# Can't find 1/2 inch brick pavers..



## kaci (Jul 6, 2008)

The big box hardware stores have stopped carrying them.  I'd like to have them installed on my front porch.  They need to be thin like tile so it doesn't raise the porch up.  Anyone know why they're not being carried anymore?  Or where I can find some?


----------



## inspectorD (Jul 6, 2008)

A local masonary supply store. You could also try a tile store.


----------



## yesitsconcrete (Jul 7, 2008)

the only time apron stores stop carrying anything's when people aren't buying 'em,,, if you're located in a lo-temp winter area, you'll soon find the thin-brick popping off from wtr infiltrating the mortar & freezing,,, caution - acrylic-latex milk helps but doesn't resolve the problem.


----------



## bbrusq (Dec 11, 2009)

I was looking for the same product, I have used them in the past and they have worked well for tile flooring.. I aked at the home Depot and they decided to stop carring them because too many broke during transport.. I am still looking for them.  Did you ever get an answer to that question.


----------



## der swede (Dec 13, 2009)

Kaci; I believe from your post, that what your looking for is a "brick veneer", and not "pavers". They can be found by googling "brick veneer". Otherwise search a Thomas' register.

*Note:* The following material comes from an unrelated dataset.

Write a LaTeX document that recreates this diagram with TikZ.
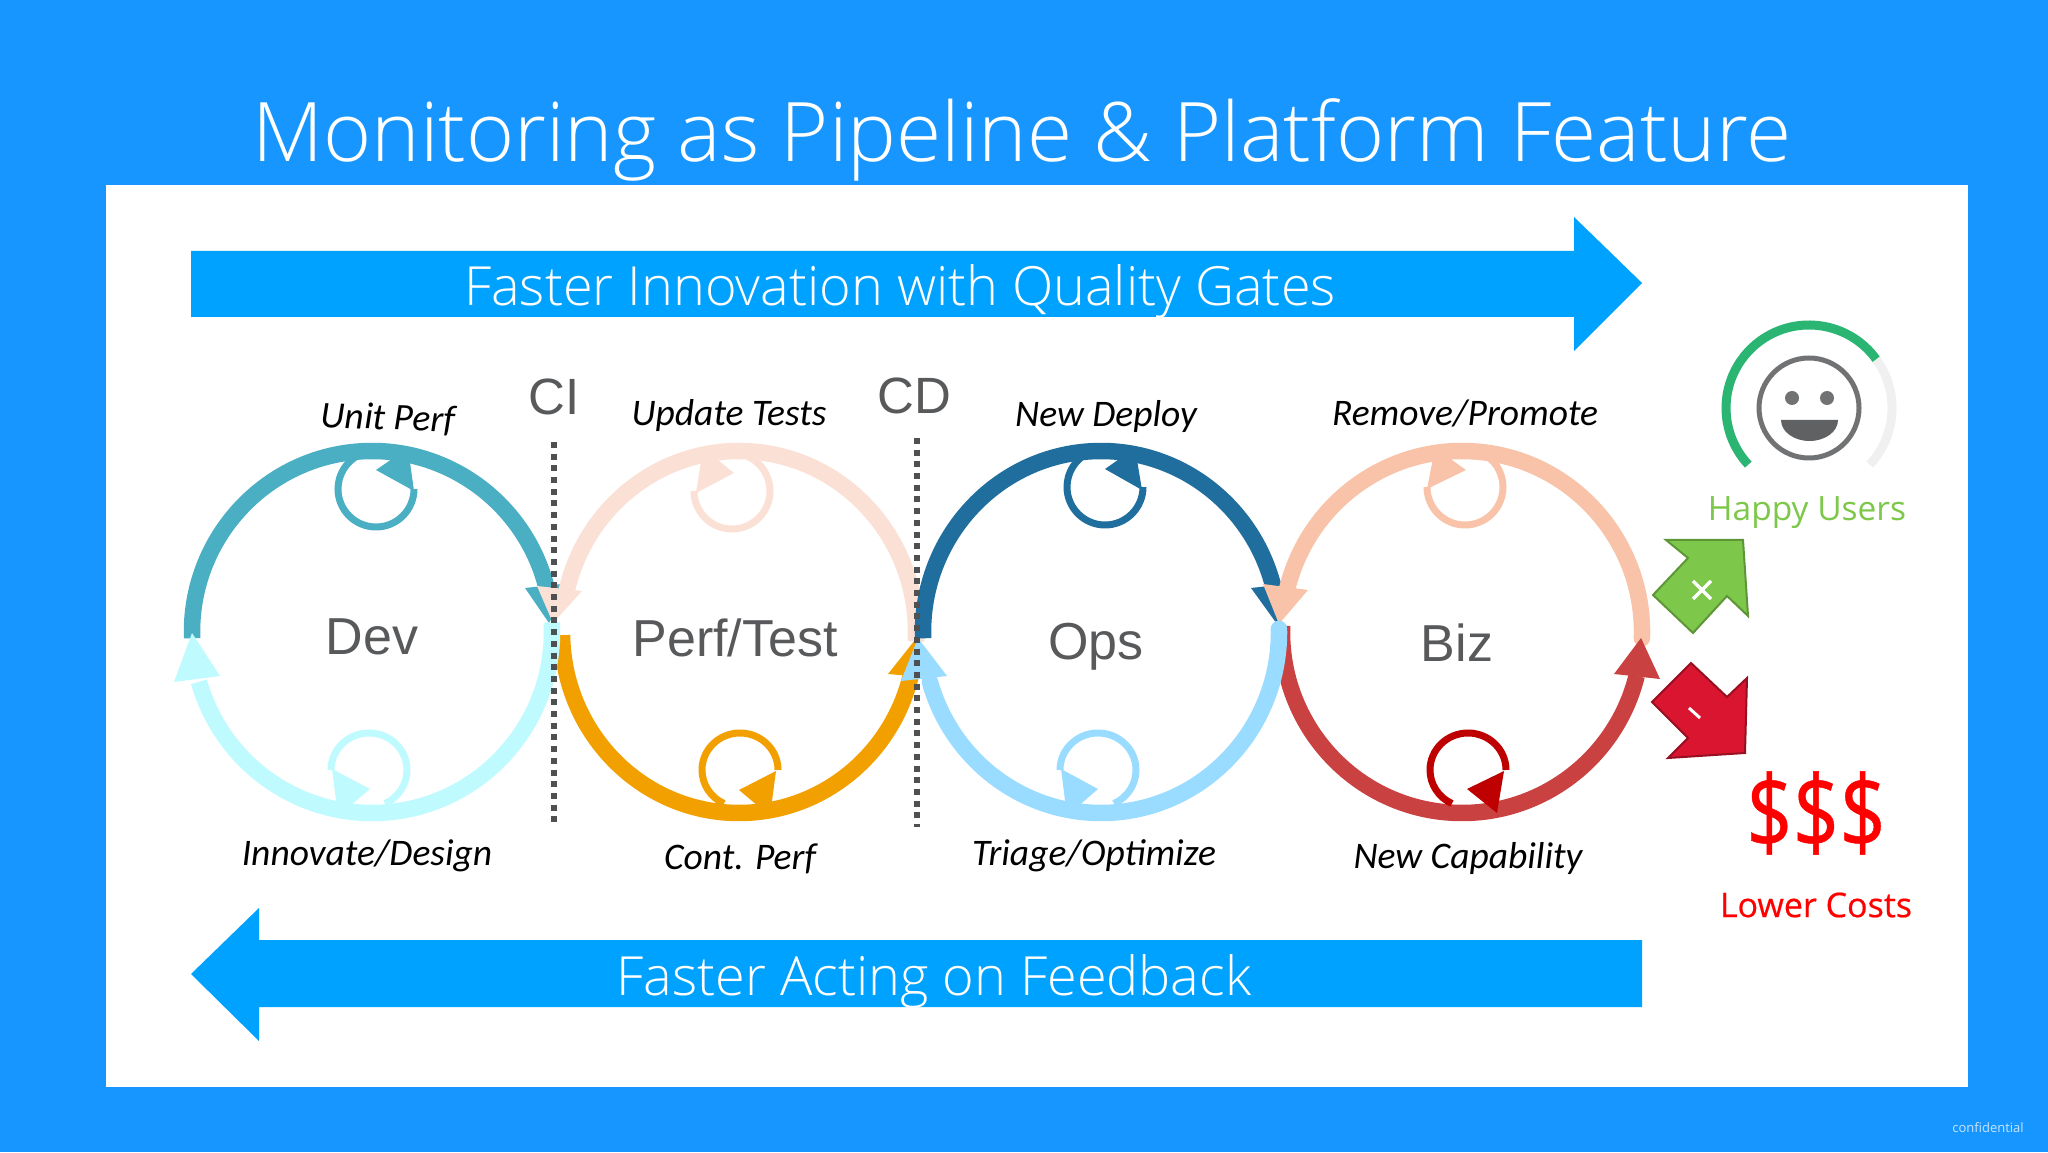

You'll find a few manufacturers in central New York who still make them as do some nich suppliers throughout the Northeast. They are not necessarily made for use as a flooring material, although if 'set' in a good base layer of  'thin set' mortar, you could probably get away with it. Careful preparation of the existing masonry/concrete surface is essential for good bonding. regards; Jerry Janson


----------